Streaming music service Deezer is searching for a new CEO, after announcing today that its current boss Axel Dauchez will leave the company in September.
According to Deezer’s announcement, Dauchez is leaving “in order to pursue a new professional opportunity” starting that month, although the company isn’t saying what for now.
The fact that Dauchez is remaining in the job until that date suggests he’s not leaving for a direct rival. The announcement notes that Deezer’s US CEO Tyler Goldman is joining the company’s management team of founder Daniel Marhely, COO Christopher Coonen and board chairman Didier Bench.
At this point, the departure appears amicable. “The entire Deezer team and I wish to whole-heartedly thank Axel for his hugely valuable contribution over the last four years,” said Marhely in a statement.
“We wish Axel all the best and continued success as he pursues his new career. Together, we have grown our brand in France and throughout the world and will continue to pursue this growth with the management team.”
The announcement set Dauchez’s departure in the context of “the internationalisation of the company” as it aims to launch in the US this year, after having expanded from its native France to more than 180 countries over the last couple of years.
“Deezer will continue to strengthen its position through negotiated manufacturer, musical and media deals around the world,” suggested the statement. Its recent European bundling deal with Samsung was the most high-profile of these partnerships yet.
Deezer currently has 5m paying subscribers and 16m monthly unique visitors, although the company’s strong point – its telco partnerships where people get the service as part of their monthly contract – has also sparked debate within the music industry about how to define an ‘active’ user.
Dauchez joined the company as CEO in 2010. Under his leadership, Deezer has been the most aggressive of the streaming services in terms of global expansion. In recent months, he spoke regularly about the company’s need to improve its discovery features, now that it had a global footprint secured.
“Discovery is a critical factor which makes the link between the music creation and the listeners, and more than that, discovery is critical for the people themselves,” he told journalists in November 2013, when announcing a new feature called Hear This that aimed to help Deezer users discover new music.

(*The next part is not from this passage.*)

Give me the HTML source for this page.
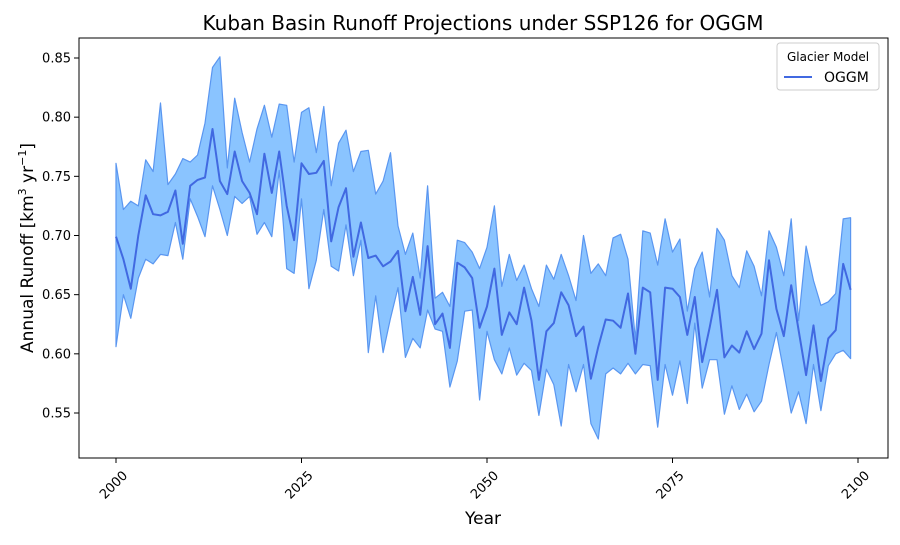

“If you always listen to the same tracks, it maybe gives you short-term satisfaction, but it does not build your musical identity more… Currently, the category is pretty poor about that. When you look at what is in the market today, of course there is recommendations and so on… Sometimes there is a reason to try, very rarely is there a reason to love… We need to build a step-change in our abilities to push the people to try and to discover new things.”
At that event, Dauchez predicted that streaming music services would continue to eat into the download businesses of companies like Apple.
“For me the download is a transition technology. The transition where for a while, you took the physical world and replicated it in a digital product. But nobody feels that the ownership of a file means something,” he said. “For me, the download will decrease. It will remain important because of the ecosystem… but we are moving towards a streaming world.”
For the most part, Deezer has managed to avoid the fierce criticism from artists about payouts that rival Spotify has attracted, although Dauchez did speak publicly about the issues, suggesting in November that “discovery is a key asset to convince the artists to move to streaming”.
He returned to the theme in a panel session this February at the Midem conference in Cannes. “If the platform is just a jukebox, people will only listen to the tracks they already know. If we do that, no money will finance the creation of new music,” said Dauchez.
“We have a common responsibility to generate discovery: to force people to try new artists, new songs… Investing in new artists is not a marketing tool: it’s an industry need… if 70% of the streams are done in the back catalogue, there will be no new creation.”
This responsibility will, from September, be somebody else’s job to lead at Deezer. It remains to be seen whether the company will replace Dauchez from within, or turn to external candidates.
It’s the latest example of a streaming music service changing boss. Rdio’s founding CEO Drew Larner announced plans to step down in June 2013, and was eventually replaced by former Amazon exec Anthony Bay that December. Meanwhile, Rhapsody president Jon Irwin stepped down in September 2013.
What next for Dauchez? French journalist Emmanuel Legrand tweeted this afternoon: “Sources tell me that @Deezer outgoing CEO Axel Dauchez is working on a new project to be unveiled ‘in a few weeks’.” Watch this space.